AT 1 A.M. ON JULY 6, 2013, sixty-three aging tank cars filled with crude oil derailed and exploded in the heart of Lac-Mégantic, Quebec, killing forty-seven people. A remarkable number of things had to go wrong for this tragedy to occur, and the ongoing million-dollar investigation into the company that ran the rail route raises a series of nagging questions. What if Montreal, Maine & Atlantic had used a newer, safer tank car to transport the oil? What if two engineers had accompanied the train rather than one? What if the engineer had parked the cars on the siding instead of on the main line that went through the centre of town? What if the volatile Bakken crude oil from North Dakota that the tank cars contained had been properly identified? The more we learn, the closer we come to two inescapable yet irreconcilable conclusions: this was a preventable tragedy, caused by a toxic mix of regulatory failure, greed, and human error; and it involved a cascade of freak accidents that no number of good laws or good people could have avoided.

Lac-Mégantic is a stark reminder that the world we live in is full of risk, whether the concern is oil transportation, predatory mortgages, exotic pets, or genetically modified foods. In the face of risk, we turn to regulation—and, to hedge our bets, insurance—for the optimal means of mitigating it; but the way we choose to do this says a good deal about how we view the human condition.

Let’s say we want railways to use the cars with the thickest shells rather than the older, thinner ones MMA used to move oil through Lac-Mégantic. One way of achieving this end is to require it: Transport Canada could make it mandatory that only the safest tanks be permitted on the country’s rail lines. This approach assumes that since companies seek out the most profitable, and not necessarily the safest means of moving oil, the state should make safety choices for them (or, more accurately, for us).
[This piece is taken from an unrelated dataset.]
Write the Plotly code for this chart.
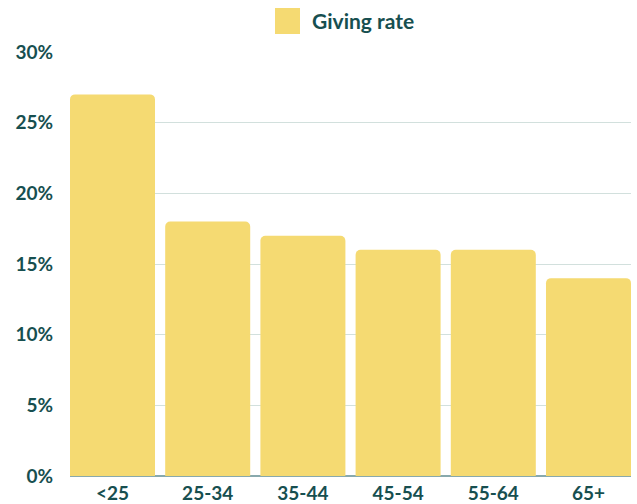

Approximately 80,000 of the 97,000 DOT-111 tank cars currently moving flammable liquids in North America are still of the older variety. Some rail companies are already phasing in newer cars, in response to voluntary regulations issued in 2011. In April of this year, Transport Canada announced that pre-2011 tank cars had to be retrofitted or replaced within three years. The cost could be as high as $10 billion, a massive bill that could be passed on to consumers, and could bring with it higher prices, reduced service, or both. Some observers wonder if companies will even be able to meet the government-imposed deadline, because the required supply of new tank cars does not yet exist.